A list of duplicate images in the training set

Dear All,
I used Phashes to search for duplicate images with same or different GT. This may be also used to detect possible duplicates between Train and test set to avoid leakage.

The full Jupyter notebook is attached.

Regards,
duplicated-list-csv-file.zip (784.9 KB)

2 Likes

Hi,
I’ve checked the possible duplicates, mainly searching for those with different labels. The fact that the hashes match doesn’t necessarily mean that the images are the same.
There are 104 cases that match the hash, 103 where 2 images match, and 3 in one case. There are 3 cases where the labels do not match, in one of them the images are different (a collision of hashes). In the other 2 cases the same image (with different ID) was labeled as NEV and MEL.

Hashes collision: (‘ISIC_0060085.jpg’, ‘1_NV’), (‘ISIC_0053484.jpg’, ‘4_BKL’)
Double labeling:
Case 1: (‘ISIC_0069013.jpg’, ‘1_NV’), (‘ISIC_0071017.jpg’, ‘0_MEL’)
Case 2: (‘ISIC_0067980.jpg’, ‘1_NV’), (‘ISIC_0067502.jpg’, ‘0_MEL’)

This issue should be reviewed further before the new dataset is published on the ISIC platform.
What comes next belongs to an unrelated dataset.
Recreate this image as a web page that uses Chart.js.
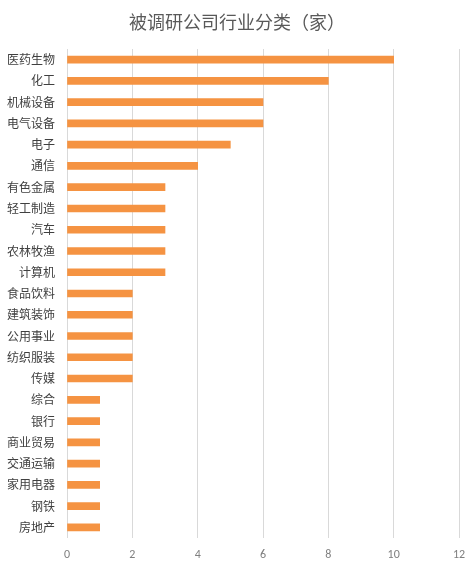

The analysis performed by @deeponcologyai was very useful.

Best regards,

1 Like

Eduardo Pérez hello,
are you saying that there is only 2 cases that are double labeling, please confirm.

Hi @alla1g2f0 ,
Reproducing the work of @deeponcologyai I have obtained these 2 cases with the same images and different tags.

1 Like

A pending task in this topic would be manually reviewing the rest of the images whose hashes matched

1 Like

Hello,

I can confirm the images correspond to the diagnostic class MEL.

Sorry for any inconveniences.

We will make sure we check the rest of the hash collisions for any other diagnostic inconsistencies.

Marc Combalia

2 Likes

so there is a duplicated in the training data?